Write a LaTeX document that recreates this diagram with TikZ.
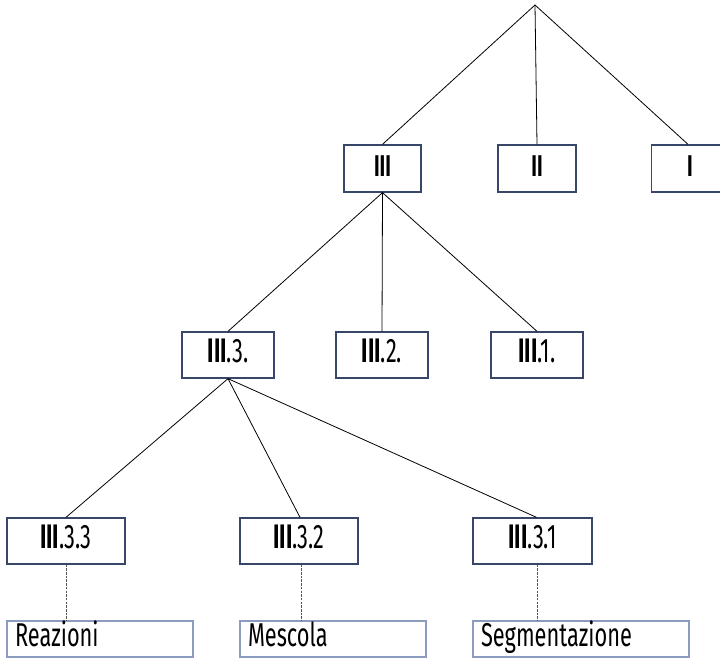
\documentclass[tikz,border=0pt]{standalone}
\usepackage{fontspec}
\newfontfamily\cf[FakeStretch=0.64]{Fira Sans}
\newfontfamily\cfl[FakeStretch=0.66]{Fira Sans}
\definecolor{boxblue}{RGB}{55,70,105}
\definecolor{lightblue}{RGB}{140,155,190}
\definecolor{dashgray}{RGB}{85,85,85}
\tikzset{
  lvl/.style={draw=boxblue, line width=1.3pt, fill=white, inner sep=0pt, text height=26pt, text depth=10pt, font=\cf\fontsize{34}{40}\selectfont},
  top/.style={lvl, text height=27pt, font=\cf\fontsize{30}{34}\selectfont},
  leaf/.style={draw=lightblue, line width=1.1pt, fill=white, inner xsep=8pt, inner ysep=0pt, minimum height=36pt, text height=24pt, text depth=8pt, align=left, font=\cfl\fontsize{33}{37}\selectfont},
  conn/.style={draw=black, line width=0.8pt},
  dconn/.style={draw=dashgray, line width=0.8pt, dash pattern=on 2.5pt off 1.2pt}
}
\begin{document}
\begin{tikzpicture}[x=1pt,y=1pt]
\useasboundingbox (0,0) rectangle (720,658);
\clip (0,0) rectangle (720,658);
\fill[white] (0,0) rectangle (720,658);
\coordinate (root) at (535,653);
% level 1
\node[top, minimum width=77pt, minimum height=47pt] (n1) at (382.5,489.5) {\bfseries III};
\node[top, minimum width=78pt, minimum height=47pt] (n2) at (537,489.5) {\bfseries II};
\node[top, minimum width=77pt, minimum height=47pt] (n3) at (690,489.5) {\bfseries I};
% level 2
\node[lvl, minimum width=92pt, minimum height=46pt] (n33) at (228,303) {\textbf{III}.3.};
\node[lvl, minimum width=92pt, minimum height=46pt] (n32) at (382,303) {\textbf{III}.2.};
\node[lvl, minimum width=92pt, minimum height=46pt] (n31) at (537,303) {\textbf{III}.1.};
% level 3
\node[lvl, minimum width=118pt, minimum height=46pt] (n333) at (66,117) {\textbf{III}.3.3};
\node[lvl, minimum width=118pt, minimum height=46pt] (n332) at (299,117) {\textbf{III}.3.2};
\node[lvl, minimum width=119pt, minimum height=46pt] (n331) at (532.5,117) {\textbf{III}.3.1};
% leaves
\node[leaf, text width=170pt] (b3) at (100,19) {Reazioni};
\node[leaf, text width=170pt] (b2) at (333,19) {Mescola};
\node[leaf, text width=200pt] (b1) at (581,19) {Segmentazione};
% connectors
\draw[conn] (root) -- (n1.north);
\draw[conn] (root) -- (n2.north);
\draw[conn] (root) -- ([xshift=-2pt]n3.north);
\draw[conn] (n1.south) -- (n33.north);
\draw[conn] (n1.south) -- (n32.north);
\draw[conn] (n1.south) -- (n31.north);
\draw[conn] (n33.south) -- (n333.north);
\draw[conn] (n33.south) -- ([xshift=1pt]n332.north);
\draw[conn] (n33.south) -- ([xshift=4pt]n331.north);
\draw[dconn] (n333.south) -- (n333.south |- b3.north);
\draw[dconn] ([xshift=2pt]n332.south) -- ([xshift=2pt]n332.south |- b2.north);
\draw[dconn] ([xshift=4.5pt]n331.south) -- ([xshift=4.5pt]n331.south |- b1.north);
\end{tikzpicture}
\end{document}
··········
Copy the material above exactly and drop the pictures.

**Exercise output**
Write a LaTeX document that recreates this diagram with TikZ.
\documentclass[tikz,border=0pt]{standalone}
\usepackage{fontspec}
\newfontfamily\cf[FakeStretch=0.64]{Fira Sans}
\newfontfamily\cfl[FakeStretch=0.66]{Fira Sans}
\definecolor{boxblue}{RGB}{55,70,105}
\definecolor{lightblue}{RGB}{140,155,190}
\definecolor{dashgray}{RGB}{85,85,85}
\tikzset{
  lvl/.style={draw=boxblue, line width=1.3pt, fill=white, inner sep=0pt, text height=26pt, text depth=10pt, font=\cf\fontsize{34}{40}\selectfont},
  top/.style={lvl, text height=27pt, font=\cf\fontsize{30}{34}\selectfont},
  leaf/.style={draw=lightblue, line width=1.1pt, fill=white, inner xsep=8pt, inner ysep=0pt, minimum height=36pt, text height=24pt, text depth=8pt, align=left, font=\cfl\fontsize{33}{37}\selectfont},
  conn/.style={draw=black, line width=0.8pt},
  dconn/.style={draw=dashgray, line width=0.8pt, dash pattern=on 2.5pt off 1.2pt}
}
\begin{document}
\begin{tikzpicture}[x=1pt,y=1pt]
\useasboundingbox (0,0) rectangle (720,658);
\clip (0,0) rectangle (720,658);
\fill[white] (0,0) rectangle (720,658);
\coordinate (root) at (535,653);
% level 1
\node[top, minimum width=77pt, minimum height=47pt] (n1) at (382.5,489.5) {\bfseries III};
\node[top, minimum width=78pt, minimum height=47pt] (n2) at (537,489.5) {\bfseries II};
\node[top, minimum width=77pt, minimum height=47pt] (n3) at (690,489.5) {\bfseries I};
% level 2
\node[lvl, minimum width=92pt, minimum height=46pt] (n33) at (228,303) {\textbf{III}.3.};
\node[lvl, minimum width=92pt, minimum height=46pt] (n32) at (382,303) {\textbf{III}.2.};
\node[lvl, minimum width=92pt, minimum height=46pt] (n31) at (537,303) {\textbf{III}.1.};
% level 3
\node[lvl, minimum width=118pt, minimum height=46pt] (n333) at (66,117) {\textbf{III}.3.3};
\node[lvl, minimum width=118pt, minimum height=46pt] (n332) at (299,117) {\textbf{III}.3.2};
\node[lvl, minimum width=119pt, minimum height=46pt] (n331) at (532.5,117) {\textbf{III}.3.1};
% leaves
\node[leaf, text width=170pt] (b3) at (100,19) {Reazioni};
\node[leaf, text width=170pt] (b2) at (333,19) {Mescola};
\node[leaf, text width=200pt] (b1) at (581,19) {Segmentazione};
% connectors
\draw[conn] (root) -- (n1.north);
\draw[conn] (root) -- (n2.north);
\draw[conn] (root) -- ([xshift=-2pt]n3.north);
\draw[conn] (n1.south) -- (n33.north);
\draw[conn] (n1.south) -- (n32.north);
\draw[conn] (n1.south) -- (n31.north);
\draw[conn] (n33.south) -- (n333.north);
\draw[conn] (n33.south) -- ([xshift=1pt]n332.north);
\draw[conn] (n33.south) -- ([xshift=4pt]n331.north);
\draw[dconn] (n333.south) -- (n333.south |- b3.north);
\draw[dconn] ([xshift=2pt]n332.south) -- ([xshift=2pt]n332.south |- b2.north);
\draw[dconn] ([xshift=4.5pt]n331.south) -- ([xshift=4.5pt]n331.south |- b1.north);
\end{tikzpicture}
\end{document}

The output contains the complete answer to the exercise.